Bahkan sampai akhirnya pemilihan sudah dilewati, masih saja ada oknum-oknum manusia yang masih kerepotan mencari-cari celah mengagungkan gravitasi dirinya. Membuka isu baru berupa berita panas yang berbicara tentang hasil hitung cepat. Poros sana mengklaim menang, poros sini mengklaim menang. Penuh kebencian sekali. Tidak jujur pada hatinya sendiri, sungguh orang-orang yang rugi. Wajahnya penuh dengan ketidak jujuran, pasi tidak berhasrat untuk menatap dan kosong. Babak berikutnya, adalah masuknya Gazza kedalam keributan dan politisasi makna. Bersiap untuk mengumpulkan tenaga kalian berceloteh secara horizontal dengan kawan-kawan kalian seperjuangan pada saat kemarin, hari ini, dan esok hari. Kali ini kalian akan sibuk jadi komoditas politik lain, komoditas konflik dari konflik lain.
Ya, saya maklumi kalian. Sama seperti saya memaklumi kalian yang repot membicarakan pedal mobil kalian dan menjadikan susunan pedal kalian adalah yang paling bagus. Padahal substansinya adalah apa-apa tujuan anda menginjak pedal kalian. Kalian terlalu berat dengan gravitasi diri kalian masing-masing. Kalian Egois! Patutnya kalian merampungkan dulu ikrar kalian pada Tuhan saat masih sekira 112 hari keberadaan kalian didalam rahim. Bersihkan saja diri kalian masing-masing terlebih dulu.
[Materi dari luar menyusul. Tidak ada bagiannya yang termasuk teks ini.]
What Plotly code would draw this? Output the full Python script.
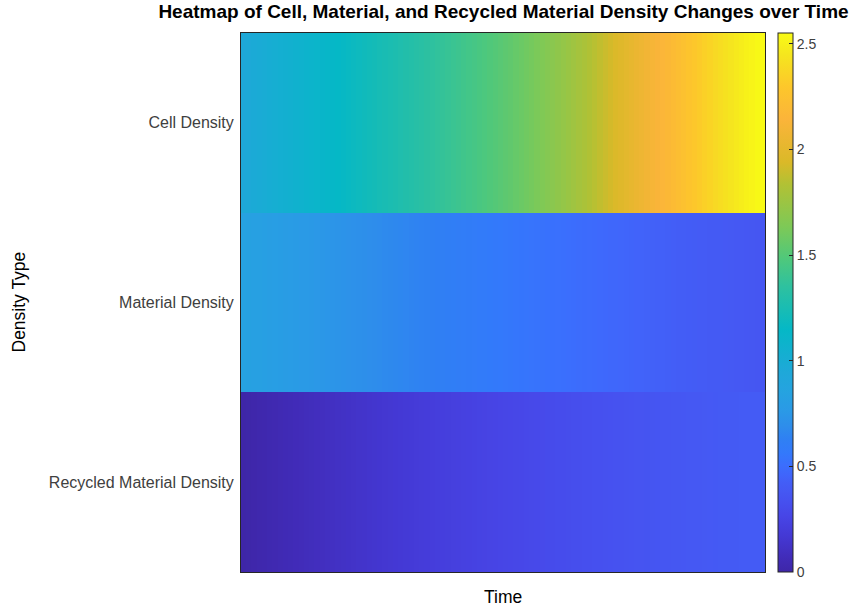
import plotly.graph_objects as go

# Simulation output: 100 time steps per density series
time_steps = list(range(1, 101))
density_types = ["Recycled Material Density", "Material Density", "Cell Density"]

cell_density = [
    0.950, 0.961, 0.972, 0.983, 0.994, 1.005, 1.016, 1.027, 1.038, 1.049,
    1.060, 1.071, 1.082, 1.093, 1.104, 1.115, 1.126, 1.137, 1.148, 1.159,
    1.170, 1.181, 1.192, 1.203, 1.214, 1.225, 1.236, 1.247, 1.258, 1.269,
    1.280, 1.292, 1.304, 1.316, 1.328, 1.340, 1.352, 1.364, 1.376, 1.388,
    1.400, 1.412, 1.424, 1.436, 1.448, 1.460, 1.473, 1.486, 1.500, 1.514,
    1.528, 1.543, 1.558, 1.574, 1.590, 1.607, 1.625, 1.643, 1.662, 1.681,
    1.701, 1.721, 1.742, 1.763, 1.785, 1.807, 1.829, 1.852, 1.875, 1.898,
    1.921, 1.945, 1.969, 1.993, 2.017, 2.041, 2.064, 2.087, 2.110, 2.133,
    2.156, 2.179, 2.202, 2.225, 2.248, 2.271, 2.294, 2.317, 2.340, 2.361,
    2.383, 2.403, 2.424, 2.443, 2.463, 2.481, 2.500, 2.517, 2.535, 2.551,
]

material_density = [
    0.840, 0.834, 0.827, 0.821, 0.814, 0.808, 0.802, 0.795, 0.789, 0.783,
    0.777, 0.770, 0.764, 0.758, 0.752, 0.746, 0.740, 0.734, 0.728, 0.723,
    0.717, 0.711, 0.705, 0.700, 0.694, 0.688, 0.683, 0.677, 0.672, 0.666,
    0.661, 0.655, 0.650, 0.644, 0.639, 0.634, 0.629, 0.623, 0.618, 0.613,
    0.608, 0.603, 0.598, 0.593, 0.588, 0.583, 0.578, 0.573, 0.568, 0.564,
    0.559, 0.554, 0.549, 0.545, 0.540, 0.536, 0.531, 0.527, 0.522, 0.518,
    0.513, 0.509, 0.505, 0.500, 0.496, 0.492, 0.488, 0.483, 0.479, 0.475,
    0.471, 0.467, 0.463, 0.459, 0.455, 0.452, 0.448, 0.444, 0.440, 0.437,
    0.433, 0.429, 0.426, 0.422, 0.419, 0.415, 0.412, 0.408, 0.405, 0.401,
    0.398, 0.395, 0.392, 0.388, 0.385, 0.382, 0.379, 0.376, 0.373, 0.370,
]

recycled_density = [
    0.000, 0.006, 0.013, 0.019, 0.026, 0.032, 0.038, 0.044, 0.051, 0.057,
    0.063, 0.069, 0.075, 0.081, 0.087, 0.092, 0.098, 0.104, 0.110, 0.115,
    0.121, 0.126, 0.132, 0.137, 0.143, 0.148, 0.153, 0.159, 0.164, 0.169,
    0.174, 0.179, 0.184, 0.189, 0.194, 0.199, 0.204, 0.209, 0.213, 0.218,
    0.223, 0.227, 0.232, 0.236, 0.241, 0.245, 0.249, 0.254, 0.258, 0.262,
    0.266, 0.270, 0.274, 0.278, 0.282, 0.286, 0.290, 0.294, 0.298, 0.301,
    0.305, 0.309, 0.312, 0.316, 0.319, 0.323, 0.326, 0.329, 0.333, 0.336,
    0.339, 0.342, 0.345, 0.348, 0.351, 0.354, 0.357, 0.360, 0.363, 0.366,
    0.368, 0.371, 0.374, 0.376, 0.379, 0.381, 0.384, 0.386, 0.388, 0.391,
    0.393, 0.395, 0.397, 0.399, 0.401, 0.403, 0.405, 0.407, 0.409, 0.411,
]

colorbar_ticks = [0, 0.5, 1, 1.5, 2, 2.5]
colorbar_labels = ["0", "0.5", "1", "1.5", "2", "2.5"]

# Parula-style colour map
parula = [
    [0.000, "#3e26a8"], [0.027, "#412cb9"], [0.068, "#4439d5"],
    [0.103, "#4745e6"], [0.130, "#4650ef"], [0.150, "#4558f3"],
    [0.165, "#435df6"], [0.180, "#4065fb"], [0.200, "#3a6ffd"],
    [0.221, "#3379fb"], [0.247, "#2f80f3"], [0.270, "#2e8deb"],
    [0.300, "#2a9ae6"], [0.335, "#25a3e0"], [0.370, "#1fa8d9"],
    [0.450, "#05b8c6"], [0.530, "#2ec19f"], [0.580, "#4ec87c"],
    [0.640, "#7dc957"], [0.720, "#b2c134"], [0.760, "#dab928"],
    [0.840, "#fbb43a"], [0.900, "#fdc72b"], [0.960, "#f5e61e"],
    [1.000, "#f9fb15"],
]

z = [recycled_density, material_density, cell_density]
zmin = min(min(row) for row in z)
zmax = max(max(row) for row in z)

W, H = 855, 608
L, R, T, B = 241, 765, 33, 572
plot_w, plot_h = R - L, B - T
FONT = "Liberation Sans, Arial, sans-serif"

fig = go.Figure(
    go.Heatmap(
        z=z,
        x=time_steps,
        y=density_types,
        colorscale=parula,
        zmin=zmin,
        zmax=zmax,
        colorbar=dict(
            x=1 + (778 - R) / plot_w,
            xanchor="left",
            xpad=0,
            ypad=0,
            y=0.5,
            yanchor="middle",
            len=1,
            lenmode="fraction",
            thickness=15,
            thicknessmode="pixels",
            outlinewidth=1,
            outlinecolor="#262626",
            tickvals=colorbar_ticks,
            ticktext=colorbar_labels,
            ticks="inside",
            ticklen=4,
            tickcolor="#262626",
            tickfont=dict(family=FONT, size=14, color="#404040"),
        ),
    )
)

fig.update_layout(
    width=W,
    height=H,
    margin=dict(l=L, r=W - R, t=T, b=H - B, pad=0),
    paper_bgcolor="white",
    plot_bgcolor="white",
    font=dict(family=FONT, color="#262626"),
    title=dict(
        text="<b>Heatmap of Cell, Material, and Recycled Material Density Changes over Time</b>",
        x=(155 + 852) / 2 / W,
        xanchor="center",
        y=1 - 11 / H,
        yanchor="middle",
        font=dict(size=19, color="#000000"),
    ),
    xaxis=dict(
        range=[0.5, 100.5],
        showticklabels=False,
        ticks="",
        showgrid=False,
        zeroline=False,
        showline=True,
        mirror=True,
        linecolor="#262626",
        linewidth=1,
    ),
    yaxis=dict(
        ticks="",
        showgrid=False,
        zeroline=False,
        showline=True,
        mirror=True,
        linecolor="#262626",
        linewidth=1,
        ticklabelstandoff=3,
        tickfont=dict(size=16, color="#404040"),
    ),
    annotations=[
        dict(
            text="Time",
            xref="paper", yref="paper",
            x=0.5, y=0,
            xanchor="center", yanchor="middle",
            yshift=-(597 - B),
            showarrow=False,
            font=dict(size=17.5, color="#000000"),
        ),
        dict(
            text="Density Type",
            xref="paper", yref="paper",
            x=0, y=0.5,
            xanchor="center", yanchor="middle",
            xshift=-(L - 18),
            textangle=-90,
            showarrow=False,
            font=dict(size=17.5, color="#000000"),
        ),
    ],
)

fig.write_html("out.html")
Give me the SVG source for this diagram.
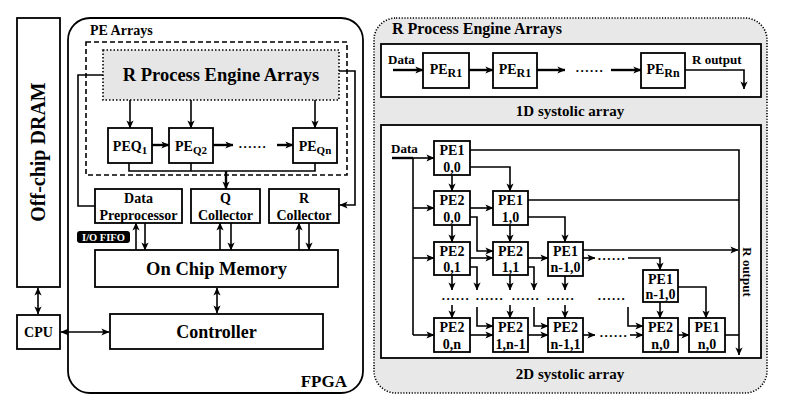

Jangan sok suci urus ibadah orang lain saat kalian masih maklum melewatkan ibadahmu. Jangan sok nasionalis dan paling patriot saat kalian masih berkompromi untuk membohongi diri kalian setiap hari. Perbaiki saja hatimu lebih dulu, lalu keluargamu dan anak-anakmu. Bangsamu kelak juga akan meyakinimu untuk membawa perubahan baik melalui arahanmu. Dan akhirnya Dunia menunggu untuk kau tuntun dengan segala macam kebijakanmu.